Work bans at Monash University have been lifted and intensive negotiations have finally begun over enterprise bargaining. Management have been intransigent from the start, seeking to place outrageous conditions on the union and offering only a guaranteed salary increase of 7%. The agreed rate at almost every other institution has been 11-12.5% without strings attached to how much money the institution makes.

The NTEU placed a ban on the transmission of Semester 1 results and some headway was made over process and frameworks - there will be a single outcome for the whole university and the NTEU is the sole representative of staff.

Management revised their offer to 9% guaranteed. This still wasn't good enough. As the ban on results was about to affect students' HECS liability, stop work meetings of members on August 20 voted to replace the ban with six others.

Later, the Vice-Chancellor met with two union negotiators and indicated that the academic board was eager for a resolution to the dispute. He advised them that ALL aspects of the offer were now open for negotiation, including a non-contingent pay rise of 11%.

General meetings of members did not wish to lift the bans without a clear signal from management that an 11% non-contingent increase was achievable. However, they placed the decision as to when to lift bans in the hands of the branch committee which subsequently voted to lift the work bans and commence intensive negotiations over all aspects of the agreement. Several members have expressed disappointment that the union has accepted the wording of this statement and are apprehensive about the 'trade-offs' mentioned in the clause. They also feel that a non-contingent salary increase of more than 11% was probably attainable. However, the branch committee is fully aware that these problems exist, and is not willing to trade conditions in return for only 11%. It was decided to dive into the bulk of the offer rather than remain stalled over the salary component. Most of the offer has not even been presented in detail, with only headlines being provided about things such as 'streamlining academic redundancy', 'performance management systems' and the like. It now seems possible that close to an 11% non-contingent increase will be offered, whether or not there is a contingent component over and above this remains to be seen. Other sticking points are likely to be the length of the agreement and the dates of implementation of each of the salary instalments.

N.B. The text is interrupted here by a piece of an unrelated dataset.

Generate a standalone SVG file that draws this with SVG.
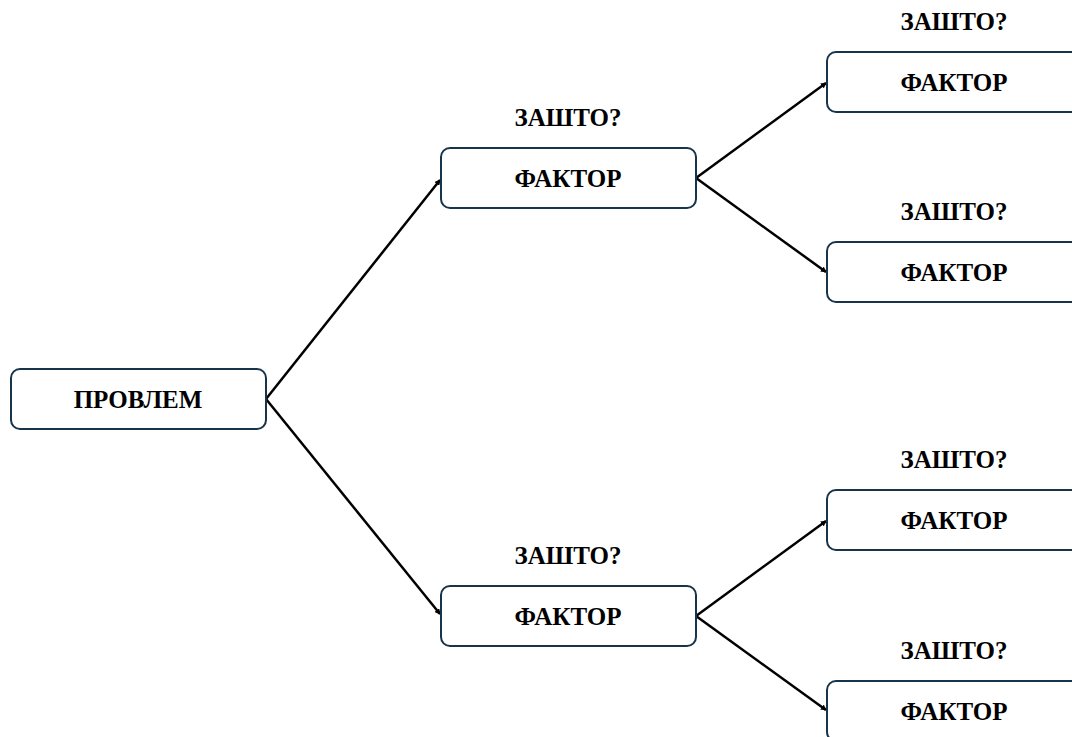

There is still a very long way to go in this dispute, and new bans or other forms of industrial action are possible. Management is also quite likely to go to an all staff ballot as soon as negotiations have weeded out some of the nastier elements of the offer. Militant has been calling for faculty-based delegate structures to be set up immediately, with regular meetings to co-ordinate the campaign and consider strategies. Militant has also called for the national office to provide a full-time co-ordinator for the campaign. A state division council meeting has endorsed the call for a full-time organiser but pressure from members and from the branch committee are still needed to see that this happens.